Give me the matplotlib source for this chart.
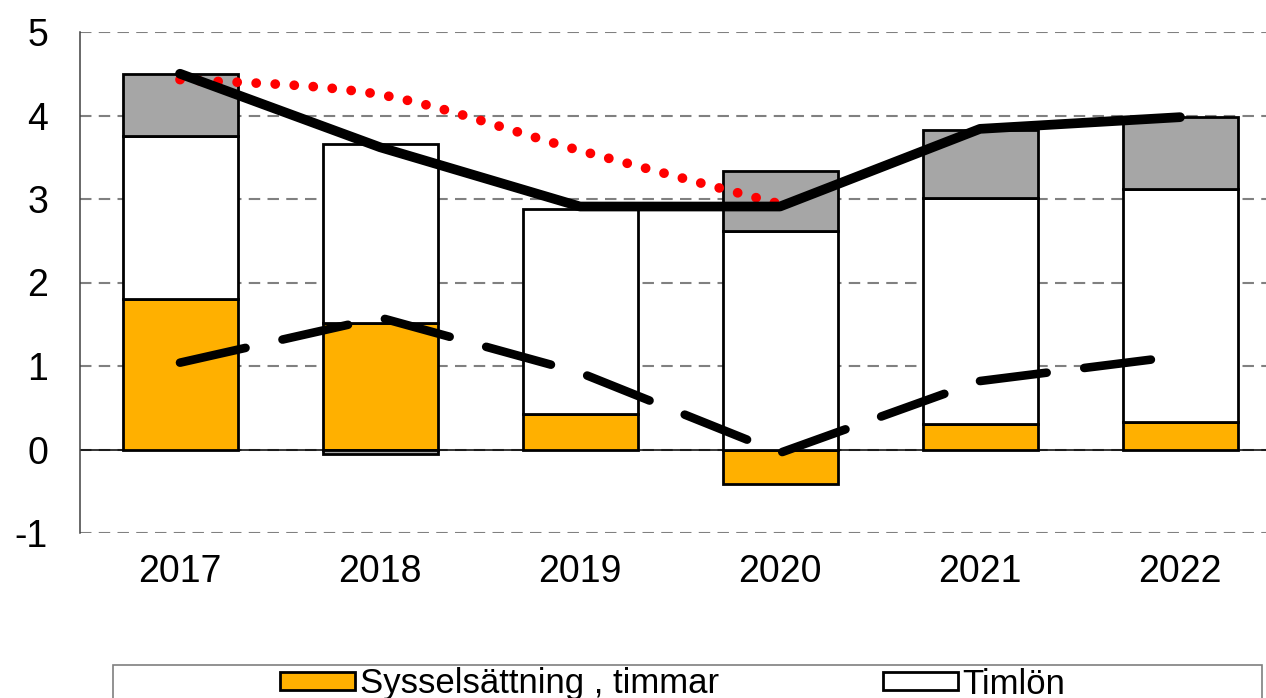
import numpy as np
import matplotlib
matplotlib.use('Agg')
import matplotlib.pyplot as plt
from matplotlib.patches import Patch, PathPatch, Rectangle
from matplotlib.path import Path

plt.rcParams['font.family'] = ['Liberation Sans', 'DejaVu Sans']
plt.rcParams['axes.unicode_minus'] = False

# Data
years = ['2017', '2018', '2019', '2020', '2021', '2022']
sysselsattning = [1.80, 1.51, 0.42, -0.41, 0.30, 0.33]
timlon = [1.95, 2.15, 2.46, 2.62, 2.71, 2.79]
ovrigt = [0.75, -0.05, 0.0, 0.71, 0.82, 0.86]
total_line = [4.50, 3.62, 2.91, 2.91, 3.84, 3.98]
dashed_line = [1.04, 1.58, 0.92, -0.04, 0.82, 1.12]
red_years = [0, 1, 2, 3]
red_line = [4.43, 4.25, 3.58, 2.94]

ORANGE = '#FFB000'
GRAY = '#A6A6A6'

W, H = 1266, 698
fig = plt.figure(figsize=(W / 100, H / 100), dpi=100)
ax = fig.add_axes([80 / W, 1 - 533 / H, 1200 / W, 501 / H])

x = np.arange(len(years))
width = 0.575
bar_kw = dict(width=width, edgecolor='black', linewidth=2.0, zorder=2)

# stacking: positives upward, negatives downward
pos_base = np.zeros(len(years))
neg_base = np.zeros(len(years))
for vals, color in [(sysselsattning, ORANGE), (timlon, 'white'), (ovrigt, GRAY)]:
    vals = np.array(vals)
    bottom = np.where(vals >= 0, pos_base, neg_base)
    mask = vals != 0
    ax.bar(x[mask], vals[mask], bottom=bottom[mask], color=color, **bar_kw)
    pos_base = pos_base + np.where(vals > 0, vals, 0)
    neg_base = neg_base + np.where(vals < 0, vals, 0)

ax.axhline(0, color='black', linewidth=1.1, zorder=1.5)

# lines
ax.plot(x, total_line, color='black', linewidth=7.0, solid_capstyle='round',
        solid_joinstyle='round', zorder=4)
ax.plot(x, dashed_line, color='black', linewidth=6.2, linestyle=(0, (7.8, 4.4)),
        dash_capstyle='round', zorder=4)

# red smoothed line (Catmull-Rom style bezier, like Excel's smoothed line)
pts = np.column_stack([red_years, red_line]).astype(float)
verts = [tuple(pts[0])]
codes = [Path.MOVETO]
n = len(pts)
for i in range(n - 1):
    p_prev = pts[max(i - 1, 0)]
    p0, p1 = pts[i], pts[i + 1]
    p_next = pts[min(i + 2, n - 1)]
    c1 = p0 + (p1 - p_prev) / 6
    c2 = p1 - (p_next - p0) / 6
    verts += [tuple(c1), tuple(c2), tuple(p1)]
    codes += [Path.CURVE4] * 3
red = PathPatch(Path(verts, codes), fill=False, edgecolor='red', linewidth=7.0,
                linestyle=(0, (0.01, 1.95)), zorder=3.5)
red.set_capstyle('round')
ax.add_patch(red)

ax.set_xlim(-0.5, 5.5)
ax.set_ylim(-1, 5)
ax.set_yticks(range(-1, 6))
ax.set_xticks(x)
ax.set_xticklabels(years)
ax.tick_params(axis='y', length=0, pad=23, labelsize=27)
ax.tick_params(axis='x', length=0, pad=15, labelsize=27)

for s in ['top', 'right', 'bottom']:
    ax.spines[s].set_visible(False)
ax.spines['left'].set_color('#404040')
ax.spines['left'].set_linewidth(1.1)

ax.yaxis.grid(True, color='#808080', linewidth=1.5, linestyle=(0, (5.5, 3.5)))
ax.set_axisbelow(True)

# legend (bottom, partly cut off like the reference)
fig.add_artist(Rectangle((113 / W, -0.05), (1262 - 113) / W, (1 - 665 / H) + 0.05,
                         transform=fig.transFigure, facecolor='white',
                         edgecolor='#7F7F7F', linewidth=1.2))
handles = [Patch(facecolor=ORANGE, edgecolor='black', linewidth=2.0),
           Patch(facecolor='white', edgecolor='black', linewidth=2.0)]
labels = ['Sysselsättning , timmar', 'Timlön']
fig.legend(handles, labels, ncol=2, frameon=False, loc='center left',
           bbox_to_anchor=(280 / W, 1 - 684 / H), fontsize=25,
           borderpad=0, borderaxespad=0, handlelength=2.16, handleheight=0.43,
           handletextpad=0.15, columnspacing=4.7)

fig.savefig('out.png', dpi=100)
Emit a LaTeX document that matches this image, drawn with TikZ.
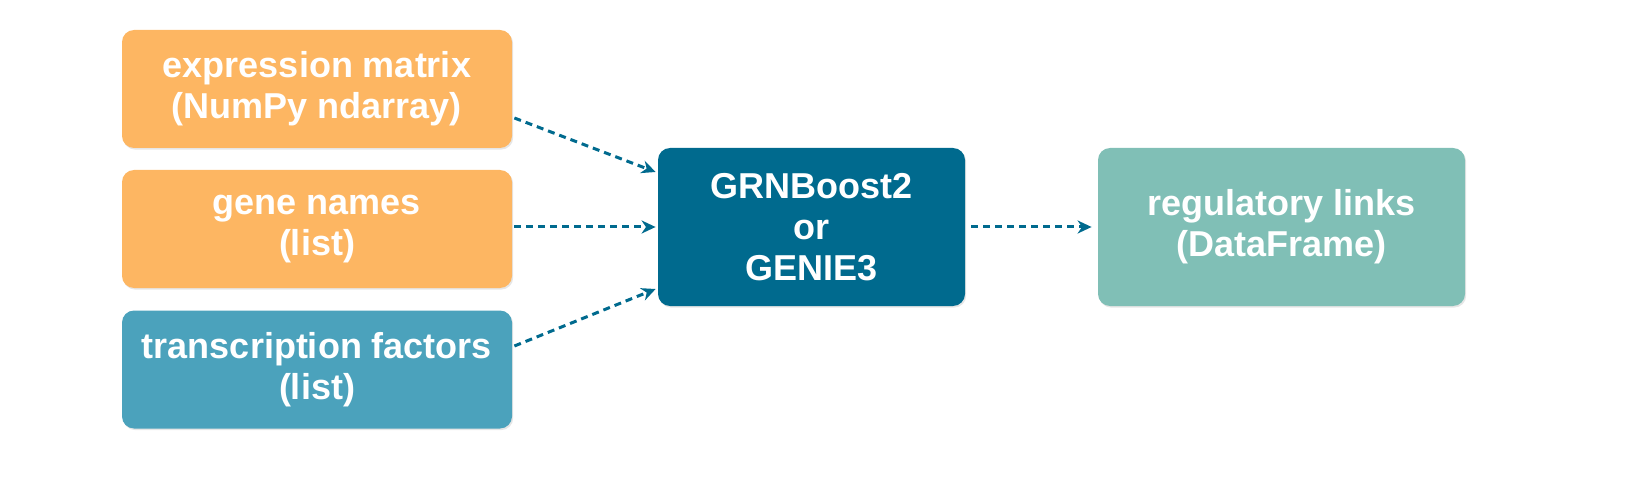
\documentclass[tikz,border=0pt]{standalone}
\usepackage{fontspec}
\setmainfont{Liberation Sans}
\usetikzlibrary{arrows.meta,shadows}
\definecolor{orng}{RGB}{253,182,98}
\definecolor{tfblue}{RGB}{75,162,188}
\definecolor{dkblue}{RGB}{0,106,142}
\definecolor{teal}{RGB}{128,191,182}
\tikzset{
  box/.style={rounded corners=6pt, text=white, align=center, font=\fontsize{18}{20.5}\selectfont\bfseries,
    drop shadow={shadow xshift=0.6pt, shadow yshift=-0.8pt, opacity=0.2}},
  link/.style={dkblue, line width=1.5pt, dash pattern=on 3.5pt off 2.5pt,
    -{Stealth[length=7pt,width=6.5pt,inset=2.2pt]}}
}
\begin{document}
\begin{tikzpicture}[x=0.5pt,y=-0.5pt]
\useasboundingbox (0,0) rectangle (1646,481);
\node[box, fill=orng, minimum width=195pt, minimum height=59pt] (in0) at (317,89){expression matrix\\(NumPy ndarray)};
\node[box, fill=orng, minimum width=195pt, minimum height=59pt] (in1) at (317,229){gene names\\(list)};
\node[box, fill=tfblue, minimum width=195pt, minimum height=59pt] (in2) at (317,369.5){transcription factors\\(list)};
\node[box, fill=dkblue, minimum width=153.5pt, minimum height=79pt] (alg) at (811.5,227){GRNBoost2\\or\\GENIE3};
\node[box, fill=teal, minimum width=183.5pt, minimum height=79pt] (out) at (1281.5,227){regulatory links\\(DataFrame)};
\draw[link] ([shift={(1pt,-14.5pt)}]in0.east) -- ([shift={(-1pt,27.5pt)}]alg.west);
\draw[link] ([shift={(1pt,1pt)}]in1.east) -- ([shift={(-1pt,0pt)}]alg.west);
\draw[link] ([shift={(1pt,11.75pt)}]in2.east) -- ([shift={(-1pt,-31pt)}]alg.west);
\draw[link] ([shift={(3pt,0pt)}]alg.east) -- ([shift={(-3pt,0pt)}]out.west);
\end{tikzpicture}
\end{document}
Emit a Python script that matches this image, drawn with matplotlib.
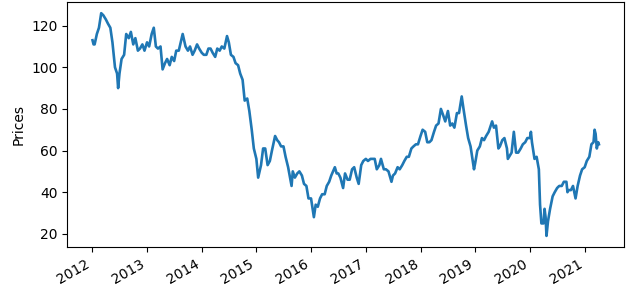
* * *
Given problem:
Repeat the entries exactly. Pictures are excluded from the copy.

Correct output:
Give me the matplotlib source for this chart.
import numpy as np
import matplotlib
matplotlib.use('Agg')
import matplotlib.pyplot as plt
from matplotlib.patches import Patch, PathPatch, Rectangle
from matplotlib.path import Path

plt.rcParams['font.family'] = ['Liberation Sans', 'DejaVu Sans']
plt.rcParams['axes.unicode_minus'] = False

# Data
years = ['2017', '2018', '2019', '2020', '2021', '2022']
sysselsattning = [1.80, 1.51, 0.42, -0.41, 0.30, 0.33]
timlon = [1.95, 2.15, 2.46, 2.62, 2.71, 2.79]
ovrigt = [0.75, -0.05, 0.0, 0.71, 0.82, 0.86]
total_line = [4.50, 3.62, 2.91, 2.91, 3.84, 3.98]
dashed_line = [1.04, 1.58, 0.92, -0.04, 0.82, 1.12]
red_years = [0, 1, 2, 3]
red_line = [4.43, 4.25, 3.58, 2.94]

ORANGE = '#FFB000'
GRAY = '#A6A6A6'

W, H = 1266, 698
fig = plt.figure(figsize=(W / 100, H / 100), dpi=100)
ax = fig.add_axes([80 / W, 1 - 533 / H, 1200 / W, 501 / H])

x = np.arange(len(years))
width = 0.575
bar_kw = dict(width=width, edgecolor='black', linewidth=2.0, zorder=2)

# stacking: positives upward, negatives downward
pos_base = np.zeros(len(years))
neg_base = np.zeros(len(years))
for vals, color in [(sysselsattning, ORANGE), (timlon, 'white'), (ovrigt, GRAY)]:
    vals = np.array(vals)
    bottom = np.where(vals >= 0, pos_base, neg_base)
    mask = vals != 0
    ax.bar(x[mask], vals[mask], bottom=bottom[mask], color=color, **bar_kw)
    pos_base = pos_base + np.where(vals > 0, vals, 0)
    neg_base = neg_base + np.where(vals < 0, vals, 0)

ax.axhline(0, color='black', linewidth=1.1, zorder=1.5)

# lines
ax.plot(x, total_line, color='black', linewidth=7.0, solid_capstyle='round',
        solid_joinstyle='round', zorder=4)
ax.plot(x, dashed_line, color='black', linewidth=6.2, linestyle=(0, (7.8, 4.4)),
        dash_capstyle='round', zorder=4)

# red smoothed line (Catmull-Rom style bezier, like Excel's smoothed line)
pts = np.column_stack([red_years, red_line]).astype(float)
verts = [tuple(pts[0])]
codes = [Path.MOVETO]
n = len(pts)
for i in range(n - 1):
    p_prev = pts[max(i - 1, 0)]
    p0, p1 = pts[i], pts[i + 1]
    p_next = pts[min(i + 2, n - 1)]
    c1 = p0 + (p1 - p_prev) / 6
    c2 = p1 - (p_next - p0) / 6
    verts += [tuple(c1), tuple(c2), tuple(p1)]
    codes += [Path.CURVE4] * 3
red = PathPatch(Path(verts, codes), fill=False, edgecolor='red', linewidth=7.0,
                linestyle=(0, (0.01, 1.95)), zorder=3.5)
red.set_capstyle('round')
ax.add_patch(red)

ax.set_xlim(-0.5, 5.5)
ax.set_ylim(-1, 5)
ax.set_yticks(range(-1, 6))
ax.set_xticks(x)
ax.set_xticklabels(years)
ax.tick_params(axis='y', length=0, pad=23, labelsize=27)
ax.tick_params(axis='x', length=0, pad=15, labelsize=27)

for s in ['top', 'right', 'bottom']:
    ax.spines[s].set_visible(False)
ax.spines['left'].set_color('#404040')
ax.spines['left'].set_linewidth(1.1)

ax.yaxis.grid(True, color='#808080', linewidth=1.5, linestyle=(0, (5.5, 3.5)))
ax.set_axisbelow(True)

# legend (bottom, partly cut off like the reference)
fig.add_artist(Rectangle((113 / W, -0.05), (1262 - 113) / W, (1 - 665 / H) + 0.05,
                         transform=fig.transFigure, facecolor='white',
                         edgecolor='#7F7F7F', linewidth=1.2))
handles = [Patch(facecolor=ORANGE, edgecolor='black', linewidth=2.0),
           Patch(facecolor='white', edgecolor='black', linewidth=2.0)]
labels = ['Sysselsättning , timmar', 'Timlön']
fig.legend(handles, labels, ncol=2, frameon=False, loc='center left',
           bbox_to_anchor=(280 / W, 1 - 684 / H), fontsize=25,
           borderpad=0, borderaxespad=0, handlelength=2.16, handleheight=0.43,
           handletextpad=0.15, columnspacing=4.7)

fig.savefig('out.png', dpi=100)
Emit a LaTeX document that matches this image, drawn with TikZ.
\documentclass[tikz,border=0pt]{standalone}
\usepackage{fontspec}
\setmainfont{Liberation Sans}
\usetikzlibrary{arrows.meta,shadows}
\definecolor{orng}{RGB}{253,182,98}
\definecolor{tfblue}{RGB}{75,162,188}
\definecolor{dkblue}{RGB}{0,106,142}
\definecolor{teal}{RGB}{128,191,182}
\tikzset{
  box/.style={rounded corners=6pt, text=white, align=center, font=\fontsize{18}{20.5}\selectfont\bfseries,
    drop shadow={shadow xshift=0.6pt, shadow yshift=-0.8pt, opacity=0.2}},
  link/.style={dkblue, line width=1.5pt, dash pattern=on 3.5pt off 2.5pt,
    -{Stealth[length=7pt,width=6.5pt,inset=2.2pt]}}
}
\begin{document}
\begin{tikzpicture}[x=0.5pt,y=-0.5pt]
\useasboundingbox (0,0) rectangle (1646,481);
\node[box, fill=orng, minimum width=195pt, minimum height=59pt] (in0) at (317,89){expression matrix\\(NumPy ndarray)};
\node[box, fill=orng, minimum width=195pt, minimum height=59pt] (in1) at (317,229){gene names\\(list)};
\node[box, fill=tfblue, minimum width=195pt, minimum height=59pt] (in2) at (317,369.5){transcription factors\\(list)};
\node[box, fill=dkblue, minimum width=153.5pt, minimum height=79pt] (alg) at (811.5,227){GRNBoost2\\or\\GENIE3};
\node[box, fill=teal, minimum width=183.5pt, minimum height=79pt] (out) at (1281.5,227){regulatory links\\(DataFrame)};
\draw[link] ([shift={(1pt,-14.5pt)}]in0.east) -- ([shift={(-1pt,27.5pt)}]alg.west);
\draw[link] ([shift={(1pt,1pt)}]in1.east) -- ([shift={(-1pt,0pt)}]alg.west);
\draw[link] ([shift={(1pt,11.75pt)}]in2.east) -- ([shift={(-1pt,-31pt)}]alg.west);
\draw[link] ([shift={(3pt,0pt)}]alg.east) -- ([shift={(-3pt,0pt)}]out.west);
\end{tikzpicture}
\end{document}
Emit a Python script that matches this image, drawn with matplotlib.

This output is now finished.